There are myriad ways to define proximity. Tonight, to spur meaningful discussion and encourage helpful input, Hinesley will explain several ways that the word could be defined.

For instance, a circle could be drawn around a particular school and every student who lives inside the circle could be guaranteed admission. That could be combined with a system in which every home is assigned to the closest school. People who live outside the circle would have a "better than average chance" of getting into the school closest to home.

That scenario appeals to some district officials, who say that a guaranteed zone would have to be relatively small _ maybe only one-fourth or one-half a mile _ to meet the goal of integrated schools.

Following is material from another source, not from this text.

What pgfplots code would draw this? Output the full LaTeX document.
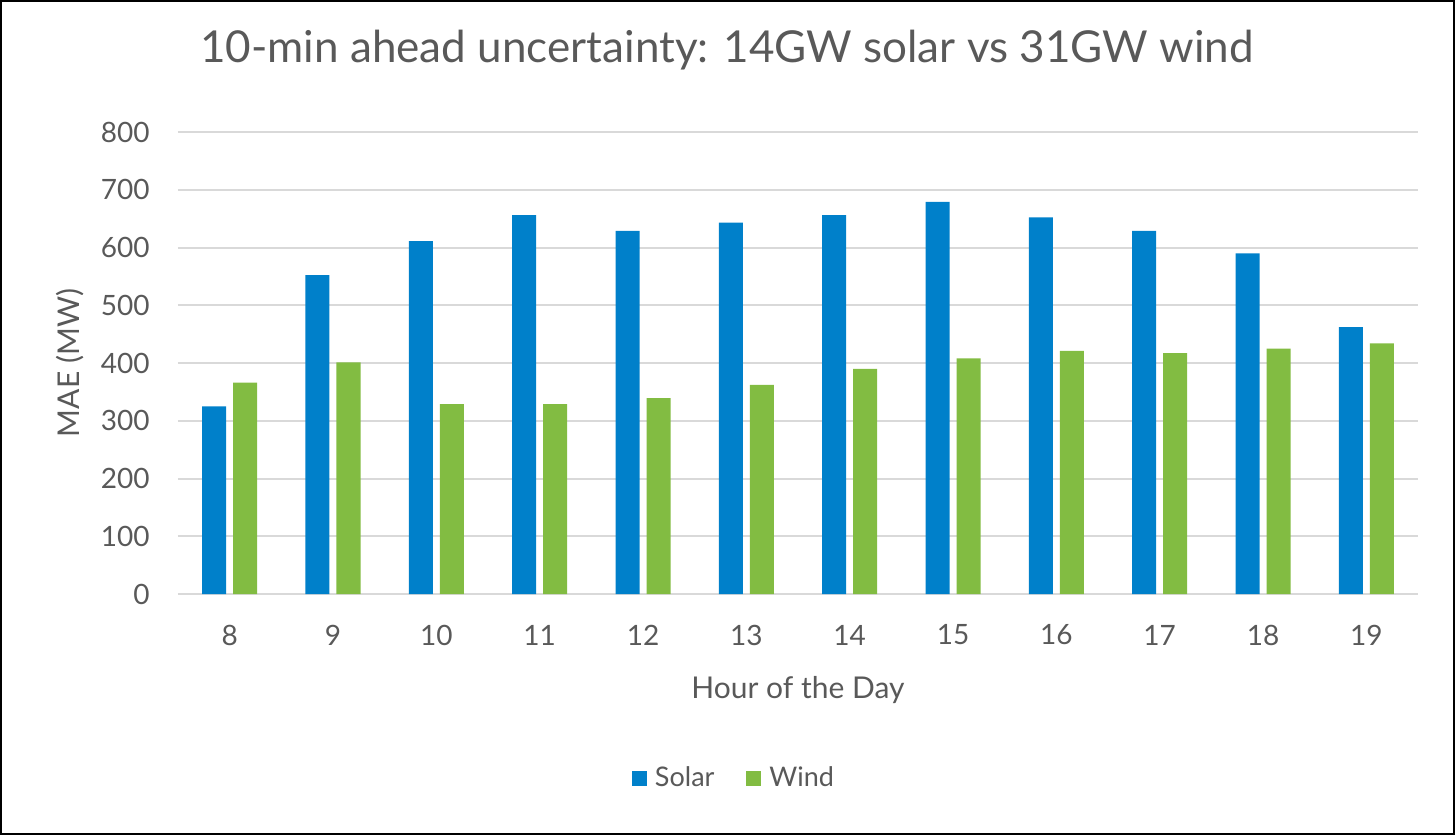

In parts of St. Petersburg, where most of the county's black students live in densely developed neighborhoods, too large a guarantee zone could mean all-black, crowded schools. Yet a large guaranteed admission zone is exactly what some parents in north county, such as those living near Palm Harbor University High School, would want because they bought homes to be near certain campuses.

Another option is not having a guaranteed admission zone at all, but only have a proximity area where students have a "better than average" chance of getting in than those who live farther away.

Other words will have bearing on the details of the new student assignment plan. Should a student be allowed to continue at just his or her current school, or allowed to complete the entire elementary, middle and high school track he or she was on?

"We're trying to give them some guide to the kind of things we want to hear about," said Janice Martin, a public relations consultant hired by the school district. "The School Board needs to know what people are saying. The level of detail and inter-related detail in developing this plan is tremendous."

Once the seven public meetings end on Feb. 17, district officials will assess what they have heard. School Board members will do the same, trying to develop their own definitions at a retreat at the end of the month. The plan may be adopted by May.

"We've got, what, six weeks at most to get it done?" Mueller said. "Time is running out."